Today is just like pretty much every other day.
I woke up at like 8:40 showered, checked email
...nothing much, but eight new emails from all the fashion listserves my bosses made me subscribe to for "research purposes." Don't really see the point since I delete them immediately. Or sometimes I tell myself I will actually read and observe them later, so I let them stew in my inbox for at least three days before inevitably deleting them anyway.
On to facebook, Megan put up a photo album from when she came to my graduation. I peruse the pictures while tagging the ones I look good in (about 40%). I logout as I realize, as I've done so many times before, that I look way better blonde. Time
to get ready.
I look in the mirror at my mousy "natural" brownish hair color, as I think of how much I'm hating my hair right now. I put on my everyday make up: Bare Minerals in fair, some Two- Faced bronzer from sephora and MAC mascara in Midnight. I realize this is as good as it's going to get for me today and I pick out a pair of dark blue J brand Skinny Jeans and an H&M carmel colored top. My outfit is kind of lame, but definitely safe to wear to work, especially with my new Brozek Aldo wedges I just got for $80 on fifth ave that I am totally obsessed with right now. The souls of these shoes could be made of shards of broken glass and I would still don them proudly.
I walk to Dunkin Donuts, which is conveniently located about two minutes from my lower east side apartment to grab my morning usual: an everything bagel with chive cream cheese and a medium iced light latte with skim milk and no sugar. Ah heaven. Then I strut to the subway reminding myself how much I love these shoes, despite the immense pain they cause me.
As I enter the 1st avenue entrance to the L train I debate tossing my bagel in the trash due to the ever-present smell of burnt hair and vomit that seeps from the subway. SERIOUSLY, what can possible create that smell? I look down to sell a homeless man that more resembles a wombat than an actual human. He is eating a newspaper. I begin to understand the smell.

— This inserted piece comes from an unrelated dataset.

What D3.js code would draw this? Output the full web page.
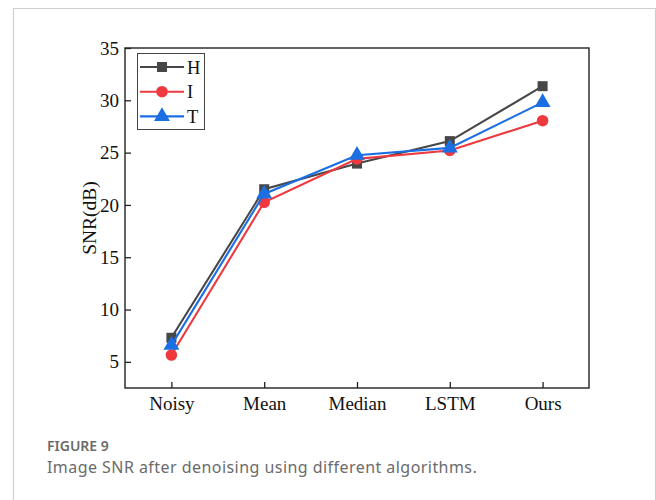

On a normal day I don't wait longer than five minutes for the train, but since I am running behind today, something will clearly happen to delay the train-thus making me even more late than I already am. After waiting for 15 minutes and watching two brooklyn bound trains come and go, the 8th avenue train finally comes- obviously filled to maximum capacity. Perfect. I love standing intimately close groups of angry rushed strangers. As the door opens there is absolutely no space for even one more tiny person. Eight of us impatient commuters file in, making everyone nice and cozy comfy.
There isn't even a pole to hold on to at this point, so I raise my palm to the ceiling to prevent falling into the bald guy behind me upon departure. This is not so much because I'm polite, but more so because it looks like he's really looking forward to that. Gross.
Walking out of the subway towards 111 8th avenue is one of the best parts of my day. As I leave the disgusting underground chamber of death I approach this mirage-like view of the buildings, the gold accents of my building glow brilliantly in the morning sun. It is at this moment, everyday, that I put my morning gripes behind me and realize just how lucky I am to be here.